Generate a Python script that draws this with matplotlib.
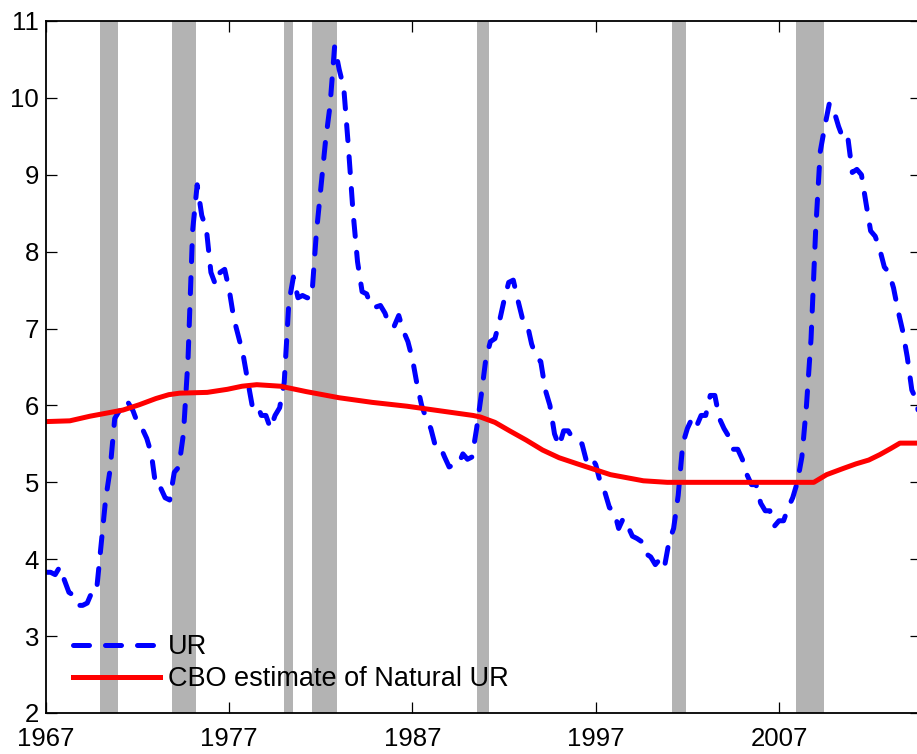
import numpy as np
import matplotlib
matplotlib.use('Agg')
import matplotlib.pyplot as plt

plt.rcParams['font.family'] = ['Liberation Sans', 'DejaVu Sans']

# Quarterly unemployment rate, 1967Q1 .. 2014Q4
ur = [3.83, 3.83, 3.80, 3.90,
      3.73, 3.57, 3.53, 3.40,
      3.40, 3.43, 3.57, 3.57,
      4.17, 4.77, 5.17, 5.83,
      5.93, 5.90, 6.03, 5.93,
      5.77, 5.70, 5.57, 5.37,
      4.93, 4.93, 4.80, 4.77,
      5.13, 5.20, 5.63, 6.60,
      8.27, 8.87, 8.47, 8.30,
      7.73, 7.57, 7.73, 7.77,
      7.50, 7.13, 6.90, 6.67,
      6.33, 6.00, 6.03, 5.87,
      5.87, 5.70, 5.87, 5.97,
      6.30, 7.33, 7.67, 7.40,
      7.43, 7.40, 7.40, 8.23,
      8.83, 9.43, 9.90, 10.67,
      10.37, 10.13, 9.37, 8.53,
      7.87, 7.48, 7.45, 7.28,
      7.28, 7.30, 7.20, 7.03,
      7.03, 7.17, 6.97, 6.83,
      6.60, 6.27, 6.00, 5.83,
      5.70, 5.47, 5.47, 5.33,
      5.20, 5.23, 5.23, 5.37,
      5.30, 5.33, 5.70, 6.13,
      6.60, 6.83, 6.87, 7.10,
      7.37, 7.60, 7.63, 7.37,
      7.13, 7.07, 6.80, 6.63,
      6.57, 6.20, 6.00, 5.63,
      5.47, 5.67, 5.67, 5.57,
      5.53, 5.50, 5.27, 5.33,
      5.23, 5.00, 4.87, 4.67,
      4.63, 4.40, 4.53, 4.43,
      4.30, 4.27, 4.23, 4.07,
      4.03, 3.93, 4.00, 3.90,
      4.23, 4.40, 4.83, 5.50,
      5.70, 5.83, 5.73, 5.87,
      5.87, 6.13, 6.13, 5.83,
      5.70, 5.60, 5.43, 5.43,
      5.30, 5.10, 4.97, 4.97,
      4.73, 4.63, 4.63, 4.43,
      4.50, 4.50, 4.67, 4.80,
      5.00, 5.33, 6.00, 6.87,
      8.27, 9.30, 9.63, 9.93,
      9.83, 9.63, 9.47, 9.50,
      9.03, 9.07, 9.00, 8.63,
      8.27, 8.20, 8.03, 7.80,
      7.73, 7.53, 7.23, 6.97,
      6.63, 6.20, 6.07, 5.70]

# CBO natural rate
nr_year = [1967, 1968.3, 1969.4, 1970.3, 1971.2, 1972.1, 1973.0, 1973.7, 1974.3,
           1975.8, 1976.9, 1977.7, 1978.5, 1979.8, 1981.2, 1983.0, 1984.8, 1986.7,
           1988.5, 1990.3, 1990.7, 1991.5, 1992.3, 1993.2, 1994.1, 1995.0, 1996.0,
           1997.8, 1998.7, 1999.6, 2000.9, 2008.9, 2009.6, 2010.5, 2011.2,
           2011.9, 2012.5, 2013.1, 2013.6, 2014.75]
nr = [5.79, 5.80, 5.86, 5.90, 5.94, 6.01, 6.09, 6.14, 6.16,
      6.17, 6.21, 6.25, 6.27, 6.25, 6.18, 6.10, 6.04, 5.99,
      5.93, 5.87, 5.85, 5.78, 5.67, 5.55, 5.42, 5.32, 5.24,
      5.10, 5.06, 5.02, 5.00, 5.00, 5.10, 5.18, 5.24,
      5.29, 5.36, 5.44, 5.51, 5.51]

rec_start = [1969.92, 1973.88, 1980.0, 1981.5, 1990.5, 2001.17, 2007.92]
rec_end = [1970.92, 1975.2, 1980.5, 1982.9, 1991.2, 2001.9, 2009.45]

years = 1967 + np.arange(len(ur)) / 4.0

fig = plt.figure(figsize=(9.17, 7.54), dpi=100)
ax = fig.add_axes([46 / 917, 41 / 754, 875 / 917, 692 / 754])

for s, e in zip(rec_start, rec_end):
    ax.axvspan(s, e, color='#b3b3b3', lw=0, zorder=1)

ax.plot(years, ur, color='#0000ff', lw=3.6, ls=(0, (3.2, 3.2)),
        dash_capstyle='round', label='UR', zorder=3)
ax.plot(nr_year, nr, color='#ff0000', lw=3.6, label='CBO estimate of Natural UR', zorder=3)

ax.set_xlim(1967, 2014.75)
ax.set_ylim(2, 11)
ax.set_xticks([1967, 1977, 1987, 1997, 2007])
ax.set_yticks(range(2, 12))
ax.tick_params(direction='in', length=8, width=0.9, labelsize=18.5,
               top=True, right=True)
ax.tick_params(axis='x', pad=10)
ax.tick_params(axis='y', pad=5)
for sp in ax.spines.values():
    sp.set_linewidth(1.3)
    sp.set_zorder(5)

ax.legend(loc='lower left', bbox_to_anchor=(27 / 875, 21 / 692), frameon=False,
          fontsize=19.5, handlelength=3.2, handletextpad=0.3, labelspacing=0.22,
          borderpad=0, borderaxespad=0)

fig.savefig('out.png', dpi=100)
------------------------------------------------------------------------
What you will do:
Skip every picture and transcribe the data above exactly.

Answer for this exercise:
Generate a Python script that draws this with matplotlib.
import numpy as np
import matplotlib
matplotlib.use('Agg')
import matplotlib.pyplot as plt

plt.rcParams['font.family'] = ['Liberation Sans', 'DejaVu Sans']

# Quarterly unemployment rate, 1967Q1 .. 2014Q4
ur = [3.83, 3.83, 3.80, 3.90,
      3.73, 3.57, 3.53, 3.40,
      3.40, 3.43, 3.57, 3.57,
      4.17, 4.77, 5.17, 5.83,
      5.93, 5.90, 6.03, 5.93,
      5.77, 5.70, 5.57, 5.37,
      4.93, 4.93, 4.80, 4.77,
      5.13, 5.20, 5.63, 6.60,
      8.27, 8.87, 8.47, 8.30,
      7.73, 7.57, 7.73, 7.77,
      7.50, 7.13, 6.90, 6.67,
      6.33, 6.00, 6.03, 5.87,
      5.87, 5.70, 5.87, 5.97,
      6.30, 7.33, 7.67, 7.40,
      7.43, 7.40, 7.40, 8.23,
      8.83, 9.43, 9.90, 10.67,
      10.37, 10.13, 9.37, 8.53,
      7.87, 7.48, 7.45, 7.28,
      7.28, 7.30, 7.20, 7.03,
      7.03, 7.17, 6.97, 6.83,
      6.60, 6.27, 6.00, 5.83,
      5.70, 5.47, 5.47, 5.33,
      5.20, 5.23, 5.23, 5.37,
      5.30, 5.33, 5.70, 6.13,
      6.60, 6.83, 6.87, 7.10,
      7.37, 7.60, 7.63, 7.37,
      7.13, 7.07, 6.80, 6.63,
      6.57, 6.20, 6.00, 5.63,
      5.47, 5.67, 5.67, 5.57,
      5.53, 5.50, 5.27, 5.33,
      5.23, 5.00, 4.87, 4.67,
      4.63, 4.40, 4.53, 4.43,
      4.30, 4.27, 4.23, 4.07,
      4.03, 3.93, 4.00, 3.90,
      4.23, 4.40, 4.83, 5.50,
      5.70, 5.83, 5.73, 5.87,
      5.87, 6.13, 6.13, 5.83,
      5.70, 5.60, 5.43, 5.43,
      5.30, 5.10, 4.97, 4.97,
      4.73, 4.63, 4.63, 4.43,
      4.50, 4.50, 4.67, 4.80,
      5.00, 5.33, 6.00, 6.87,
      8.27, 9.30, 9.63, 9.93,
      9.83, 9.63, 9.47, 9.50,
      9.03, 9.07, 9.00, 8.63,
      8.27, 8.20, 8.03, 7.80,
      7.73, 7.53, 7.23, 6.97,
      6.63, 6.20, 6.07, 5.70]

# CBO natural rate
nr_year = [1967, 1968.3, 1969.4, 1970.3, 1971.2, 1972.1, 1973.0, 1973.7, 1974.3,
           1975.8, 1976.9, 1977.7, 1978.5, 1979.8, 1981.2, 1983.0, 1984.8, 1986.7,
           1988.5, 1990.3, 1990.7, 1991.5, 1992.3, 1993.2, 1994.1, 1995.0, 1996.0,
           1997.8, 1998.7, 1999.6, 2000.9, 2008.9, 2009.6, 2010.5, 2011.2,
           2011.9, 2012.5, 2013.1, 2013.6, 2014.75]
nr = [5.79, 5.80, 5.86, 5.90, 5.94, 6.01, 6.09, 6.14, 6.16,
      6.17, 6.21, 6.25, 6.27, 6.25, 6.18, 6.10, 6.04, 5.99,
      5.93, 5.87, 5.85, 5.78, 5.67, 5.55, 5.42, 5.32, 5.24,
      5.10, 5.06, 5.02, 5.00, 5.00, 5.10, 5.18, 5.24,
      5.29, 5.36, 5.44, 5.51, 5.51]

rec_start = [1969.92, 1973.88, 1980.0, 1981.5, 1990.5, 2001.17, 2007.92]
rec_end = [1970.92, 1975.2, 1980.5, 1982.9, 1991.2, 2001.9, 2009.45]

years = 1967 + np.arange(len(ur)) / 4.0

fig = plt.figure(figsize=(9.17, 7.54), dpi=100)
ax = fig.add_axes([46 / 917, 41 / 754, 875 / 917, 692 / 754])

for s, e in zip(rec_start, rec_end):
    ax.axvspan(s, e, color='#b3b3b3', lw=0, zorder=1)

ax.plot(years, ur, color='#0000ff', lw=3.6, ls=(0, (3.2, 3.2)),
        dash_capstyle='round', label='UR', zorder=3)
ax.plot(nr_year, nr, color='#ff0000', lw=3.6, label='CBO estimate of Natural UR', zorder=3)

ax.set_xlim(1967, 2014.75)
ax.set_ylim(2, 11)
ax.set_xticks([1967, 1977, 1987, 1997, 2007])
ax.set_yticks(range(2, 12))
ax.tick_params(direction='in', length=8, width=0.9, labelsize=18.5,
               top=True, right=True)
ax.tick_params(axis='x', pad=10)
ax.tick_params(axis='y', pad=5)
for sp in ax.spines.values():
    sp.set_linewidth(1.3)
    sp.set_zorder(5)

ax.legend(loc='lower left', bbox_to_anchor=(27 / 875, 21 / 692), frameon=False,
          fontsize=19.5, handlelength=3.2, handletextpad=0.3, labelspacing=0.22,
          borderpad=0, borderaxespad=0)

fig.savefig('out.png', dpi=100)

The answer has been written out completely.